>>
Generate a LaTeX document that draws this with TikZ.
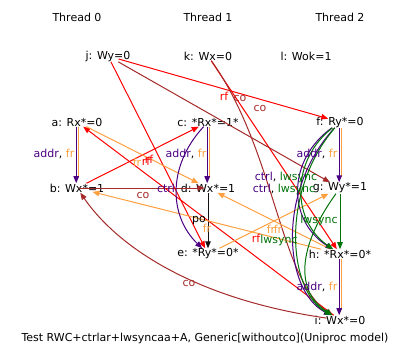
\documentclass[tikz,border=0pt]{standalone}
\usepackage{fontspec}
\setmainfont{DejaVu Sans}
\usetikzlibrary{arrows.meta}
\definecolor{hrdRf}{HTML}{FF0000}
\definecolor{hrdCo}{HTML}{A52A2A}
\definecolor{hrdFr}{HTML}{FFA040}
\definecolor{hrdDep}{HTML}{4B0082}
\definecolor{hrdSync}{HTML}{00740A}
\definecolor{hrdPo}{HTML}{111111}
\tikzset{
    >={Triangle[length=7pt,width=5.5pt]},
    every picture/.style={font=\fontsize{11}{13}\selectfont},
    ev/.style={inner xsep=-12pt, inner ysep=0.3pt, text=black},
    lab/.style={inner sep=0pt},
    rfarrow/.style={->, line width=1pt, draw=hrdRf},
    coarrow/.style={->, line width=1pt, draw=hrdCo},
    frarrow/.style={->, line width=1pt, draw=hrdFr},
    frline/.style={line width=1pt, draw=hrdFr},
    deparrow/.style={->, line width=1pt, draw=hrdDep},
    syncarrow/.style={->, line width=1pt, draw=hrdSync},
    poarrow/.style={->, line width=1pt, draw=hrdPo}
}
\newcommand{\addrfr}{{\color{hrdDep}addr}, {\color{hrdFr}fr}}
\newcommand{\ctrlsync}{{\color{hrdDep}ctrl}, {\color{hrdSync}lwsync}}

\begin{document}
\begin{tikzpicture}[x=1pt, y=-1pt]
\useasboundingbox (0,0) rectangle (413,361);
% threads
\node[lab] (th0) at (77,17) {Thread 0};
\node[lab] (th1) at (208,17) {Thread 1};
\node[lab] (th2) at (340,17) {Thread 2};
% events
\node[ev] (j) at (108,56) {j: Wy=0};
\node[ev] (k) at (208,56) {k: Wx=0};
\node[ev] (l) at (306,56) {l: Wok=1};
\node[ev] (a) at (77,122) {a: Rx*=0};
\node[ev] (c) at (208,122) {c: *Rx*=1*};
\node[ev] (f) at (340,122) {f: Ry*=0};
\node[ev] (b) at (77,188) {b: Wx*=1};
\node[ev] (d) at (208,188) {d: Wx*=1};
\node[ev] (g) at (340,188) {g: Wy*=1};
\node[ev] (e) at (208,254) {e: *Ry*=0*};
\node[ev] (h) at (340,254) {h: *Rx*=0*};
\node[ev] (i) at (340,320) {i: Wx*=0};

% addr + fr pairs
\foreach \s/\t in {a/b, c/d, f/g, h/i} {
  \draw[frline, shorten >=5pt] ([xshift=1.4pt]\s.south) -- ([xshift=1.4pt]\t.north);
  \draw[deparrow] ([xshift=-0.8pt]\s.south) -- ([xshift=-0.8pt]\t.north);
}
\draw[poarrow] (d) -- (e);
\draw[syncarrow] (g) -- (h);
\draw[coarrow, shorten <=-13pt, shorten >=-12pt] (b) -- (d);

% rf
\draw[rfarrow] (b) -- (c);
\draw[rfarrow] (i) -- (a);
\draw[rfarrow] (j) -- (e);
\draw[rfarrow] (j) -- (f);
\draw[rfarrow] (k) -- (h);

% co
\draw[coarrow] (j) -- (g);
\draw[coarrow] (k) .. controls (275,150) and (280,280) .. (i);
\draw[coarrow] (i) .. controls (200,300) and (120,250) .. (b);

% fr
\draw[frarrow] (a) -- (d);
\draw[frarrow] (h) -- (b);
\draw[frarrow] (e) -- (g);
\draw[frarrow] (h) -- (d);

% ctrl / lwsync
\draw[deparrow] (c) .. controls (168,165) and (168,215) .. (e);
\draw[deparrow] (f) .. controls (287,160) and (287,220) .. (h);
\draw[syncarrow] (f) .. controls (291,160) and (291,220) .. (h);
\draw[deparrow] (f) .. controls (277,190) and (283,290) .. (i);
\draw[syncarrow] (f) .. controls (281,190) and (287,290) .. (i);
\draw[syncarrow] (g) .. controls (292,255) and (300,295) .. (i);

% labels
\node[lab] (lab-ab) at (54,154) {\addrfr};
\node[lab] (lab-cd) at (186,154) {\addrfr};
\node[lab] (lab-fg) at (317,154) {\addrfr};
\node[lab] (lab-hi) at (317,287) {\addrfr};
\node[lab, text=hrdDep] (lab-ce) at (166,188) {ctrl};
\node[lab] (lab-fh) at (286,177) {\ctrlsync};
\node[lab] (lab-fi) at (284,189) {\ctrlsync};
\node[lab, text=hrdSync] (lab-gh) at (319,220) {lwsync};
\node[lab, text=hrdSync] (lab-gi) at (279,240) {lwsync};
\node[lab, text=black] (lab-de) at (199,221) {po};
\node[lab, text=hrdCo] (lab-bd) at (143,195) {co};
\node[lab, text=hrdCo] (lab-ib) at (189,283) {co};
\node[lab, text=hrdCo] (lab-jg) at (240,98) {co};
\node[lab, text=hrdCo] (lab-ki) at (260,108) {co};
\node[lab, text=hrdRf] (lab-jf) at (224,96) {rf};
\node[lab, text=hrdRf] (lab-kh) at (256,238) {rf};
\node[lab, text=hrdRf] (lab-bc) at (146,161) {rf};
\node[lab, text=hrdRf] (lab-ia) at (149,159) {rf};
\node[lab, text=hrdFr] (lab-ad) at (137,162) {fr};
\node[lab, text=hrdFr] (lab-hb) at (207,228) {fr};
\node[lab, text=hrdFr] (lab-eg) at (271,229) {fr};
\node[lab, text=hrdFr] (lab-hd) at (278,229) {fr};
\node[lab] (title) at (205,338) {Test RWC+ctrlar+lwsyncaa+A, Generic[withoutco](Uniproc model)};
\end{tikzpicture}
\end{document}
<<
** Goal of the exercise **
The listing above needs to be output again exactly. Don't include the pictures.

** Completed task **
Generate a LaTeX document that draws this with TikZ.
\documentclass[tikz,border=0pt]{standalone}
\usepackage{fontspec}
\setmainfont{DejaVu Sans}
\usetikzlibrary{arrows.meta}
\definecolor{hrdRf}{HTML}{FF0000}
\definecolor{hrdCo}{HTML}{A52A2A}
\definecolor{hrdFr}{HTML}{FFA040}
\definecolor{hrdDep}{HTML}{4B0082}
\definecolor{hrdSync}{HTML}{00740A}
\definecolor{hrdPo}{HTML}{111111}
\tikzset{
    >={Triangle[length=7pt,width=5.5pt]},
    every picture/.style={font=\fontsize{11}{13}\selectfont},
    ev/.style={inner xsep=-12pt, inner ysep=0.3pt, text=black},
    lab/.style={inner sep=0pt},
    rfarrow/.style={->, line width=1pt, draw=hrdRf},
    coarrow/.style={->, line width=1pt, draw=hrdCo},
    frarrow/.style={->, line width=1pt, draw=hrdFr},
    frline/.style={line width=1pt, draw=hrdFr},
    deparrow/.style={->, line width=1pt, draw=hrdDep},
    syncarrow/.style={->, line width=1pt, draw=hrdSync},
    poarrow/.style={->, line width=1pt, draw=hrdPo}
}
\newcommand{\addrfr}{{\color{hrdDep}addr}, {\color{hrdFr}fr}}
\newcommand{\ctrlsync}{{\color{hrdDep}ctrl}, {\color{hrdSync}lwsync}}

\begin{document}
\begin{tikzpicture}[x=1pt, y=-1pt]
\useasboundingbox (0,0) rectangle (413,361);
% threads
\node[lab] (th0) at (77,17) {Thread 0};
\node[lab] (th1) at (208,17) {Thread 1};
\node[lab] (th2) at (340,17) {Thread 2};
% events
\node[ev] (j) at (108,56) {j: Wy=0};
\node[ev] (k) at (208,56) {k: Wx=0};
\node[ev] (l) at (306,56) {l: Wok=1};
\node[ev] (a) at (77,122) {a: Rx*=0};
\node[ev] (c) at (208,122) {c: *Rx*=1*};
\node[ev] (f) at (340,122) {f: Ry*=0};
\node[ev] (b) at (77,188) {b: Wx*=1};
\node[ev] (d) at (208,188) {d: Wx*=1};
\node[ev] (g) at (340,188) {g: Wy*=1};
\node[ev] (e) at (208,254) {e: *Ry*=0*};
\node[ev] (h) at (340,254) {h: *Rx*=0*};
\node[ev] (i) at (340,320) {i: Wx*=0};

% addr + fr pairs
\foreach \s/\t in {a/b, c/d, f/g, h/i} {
  \draw[frline, shorten >=5pt] ([xshift=1.4pt]\s.south) -- ([xshift=1.4pt]\t.north);
  \draw[deparrow] ([xshift=-0.8pt]\s.south) -- ([xshift=-0.8pt]\t.north);
}
\draw[poarrow] (d) -- (e);
\draw[syncarrow] (g) -- (h);
\draw[coarrow, shorten <=-13pt, shorten >=-12pt] (b) -- (d);

% rf
\draw[rfarrow] (b) -- (c);
\draw[rfarrow] (i) -- (a);
\draw[rfarrow] (j) -- (e);
\draw[rfarrow] (j) -- (f);
\draw[rfarrow] (k) -- (h);

% co
\draw[coarrow] (j) -- (g);
\draw[coarrow] (k) .. controls (275,150) and (280,280) .. (i);
\draw[coarrow] (i) .. controls (200,300) and (120,250) .. (b);

% fr
\draw[frarrow] (a) -- (d);
\draw[frarrow] (h) -- (b);
\draw[frarrow] (e) -- (g);
\draw[frarrow] (h) -- (d);

% ctrl / lwsync
\draw[deparrow] (c) .. controls (168,165) and (168,215) .. (e);
\draw[deparrow] (f) .. controls (287,160) and (287,220) .. (h);
\draw[syncarrow] (f) .. controls (291,160) and (291,220) .. (h);
\draw[deparrow] (f) .. controls (277,190) and (283,290) .. (i);
\draw[syncarrow] (f) .. controls (281,190) and (287,290) .. (i);
\draw[syncarrow] (g) .. controls (292,255) and (300,295) .. (i);

% labels
\node[lab] (lab-ab) at (54,154) {\addrfr};
\node[lab] (lab-cd) at (186,154) {\addrfr};
\node[lab] (lab-fg) at (317,154) {\addrfr};
\node[lab] (lab-hi) at (317,287) {\addrfr};
\node[lab, text=hrdDep] (lab-ce) at (166,188) {ctrl};
\node[lab] (lab-fh) at (286,177) {\ctrlsync};
\node[lab] (lab-fi) at (284,189) {\ctrlsync};
\node[lab, text=hrdSync] (lab-gh) at (319,220) {lwsync};
\node[lab, text=hrdSync] (lab-gi) at (279,240) {lwsync};
\node[lab, text=black] (lab-de) at (199,221) {po};
\node[lab, text=hrdCo] (lab-bd) at (143,195) {co};
\node[lab, text=hrdCo] (lab-ib) at (189,283) {co};
\node[lab, text=hrdCo] (lab-jg) at (240,98) {co};
\node[lab, text=hrdCo] (lab-ki) at (260,108) {co};
\node[lab, text=hrdRf] (lab-jf) at (224,96) {rf};
\node[lab, text=hrdRf] (lab-kh) at (256,238) {rf};
\node[lab, text=hrdRf] (lab-bc) at (146,161) {rf};
\node[lab, text=hrdRf] (lab-ia) at (149,159) {rf};
\node[lab, text=hrdFr] (lab-ad) at (137,162) {fr};
\node[lab, text=hrdFr] (lab-hb) at (207,228) {fr};
\node[lab, text=hrdFr] (lab-eg) at (271,229) {fr};
\node[lab, text=hrdFr] (lab-hd) at (278,229) {fr};
\node[lab] (title) at (205,338) {Test RWC+ctrlar+lwsyncaa+A, Generic[withoutco](Uniproc model)};
\end{tikzpicture}
\end{document}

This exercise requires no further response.